Apple’s Vision Pro mixed-reality headset is coming to the real world on February 2, and all the previews so far have shown it to be a great bundle of contradictions. It’s capable but clunky. Mobile but tethered to a battery pack. Exciting but just so, so expensive.
Perhaps most importantly, it’s a device Apple touts for its software potential, but the demonstrations the company has given of the Vision Pro so far reveal that it will feature a small number of compatible apps at launch. That’s a big deal for an Apple product, whose predecessors—like the iPhone—owe a lot of their success to the app ecosystems that have blossomed around them.
“It’s amazing tech, but it’s also very clearly a development kit,” AR/VR developer Brielle Garcia said in an email to WIRED about the Vision Pro. “The price is way too high for consumers, and there’s no real killer apps for them yet.”
The Vision Pro costs $3,499 for the base model, and that’s excluding add-ons like prescription lenses or a carrying case. And even though the Vision Pro is highly anticipated, it’s entering a sagging market for VR headsets. It’s also arriving at a time of bad blood between Apple and its developers, with the company hiking up fees for out-of-app purchases. All this creates an unwelcoming environment for Vision Pro apps.
One developer, who asked not to be named out of concern that Apple might blacklist his company, says the excitement of developing something for the Vision Pro slipped away after realizing the device’s limitations. “This is the headset we’ve been waiting for for a long time. Once the glow wore off, I mean, we had a lot of questions.”
It didn’t help that, in their experience, Apple wasn’t exactly encouraging developers to dive in. Where other companies will try to entice developers onto their platforms, Apple’s approach has been “almost the opposite,” the developer says. “They want us to jump through a lot of hoops to even just be in the conversation of maybe being able to develop this kind of thing.”

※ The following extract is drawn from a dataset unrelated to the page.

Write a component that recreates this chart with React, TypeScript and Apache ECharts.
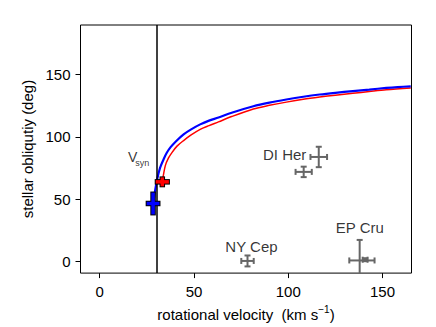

Apple has not responded to a request for comment about apps on the Vision Pro.
“Any developer going into working with the Vision Pro will have known what they’re signing up for,” says Leo Gebbie, Principal Analyst of connected devices at the consumer research firm CCS Insight. He says Apple has a track record of being very involved in quality control with apps, especially on new hardware. “They’re basically giving them this brand new tool with a whole host of rules and regulations about how they want people to build the application. And Apple is even being prescriptive about how they want people to talk about the applications. They’re essentially saying, please build for our hardware, which is probably going to sell in very limited numbers.”
Developers, Gebbie says, are then faced with the dilemma of investing considerable time, effort, and money to develop an app for an audience that’s, at least for the foreseeable future, quite small.
Michael Gartenberg, a technology analyst and former director of marketing at Apple, worries the Vision Pro may be a rare misstep by the company. At its high price, this first version of the Vision Pro is clearly meant for developers, but Apple doesn’t seem keen to soften its approach enough to draw them in. “Developers are make-or-break, and I don’t see developers coming out of the woodwork,” Gartenberg says. “At this point, Apple may find itself in a position where it really needs developers more than they need Apple.”
Garcia says more apps will likely come, but not quickly.
“It will be a while before there will be a sustainable ecosystem for the Vision Pro, and I think that’s giving more developers a wait-and-see approach,” Garcia says. The headset’s high cost coupled with Apple’s standoffishness may mean the first iteration of hardware is geared toward bigger companies and enterprise applications. With time, the device and app environment should both become more accessible.
“I think the apps we will start seeing built this year will absolutely shine on the more affordable hardware for consumers that we’ll see down the road,” Garcia says.
Now though, Gartenberg says, it’s time for Apple to start evangelizing the platform to its developers.
“Apple has a lot of sway,” he says. “They could really push developers in a positive way to make sure that there was stuff coming. And none of the things that are happening bode well for Vision Pro.”
The Vision Pro will ship with a native operating system called visionOS, which comes loaded with some experiences unique to the headset: a virtual workspace where users can type documents, chat, and browse the web; a tool that switches between photorealistic virtual environments; a photo and video browser; and a 3D modeling tool. TikTok says it’s planning an app for visionOS. And one of the more compelling native experiences for those who’ve tried it has been watching 3D movies in an app Disney created for the device. It’s the only third-party video player that’s been demonstrated at this point, and Netflix has gone out of its way to declare that its app will not in fact be on Apple’s headset.
So far, the Apple Vision Pro seems to be great for watching movies and browsing the web—both of which you’ll be doing alone if you buy one. Gebbie says Apple has made some effort to reduce the social boundaries on the Vision Pro, implementing features that let the wearer interact with the world around them. Features like video passthrough and an (kind of creepy) eyesight setting that mimics footage of the wearer’s eyeballs may help people communicate around them, but no matter what, they’re still wearing a bulky headset.
“For a company that has done an awful lot of bringing people together with things like the iPhone, this is an isolationist device,” Gartenberg says.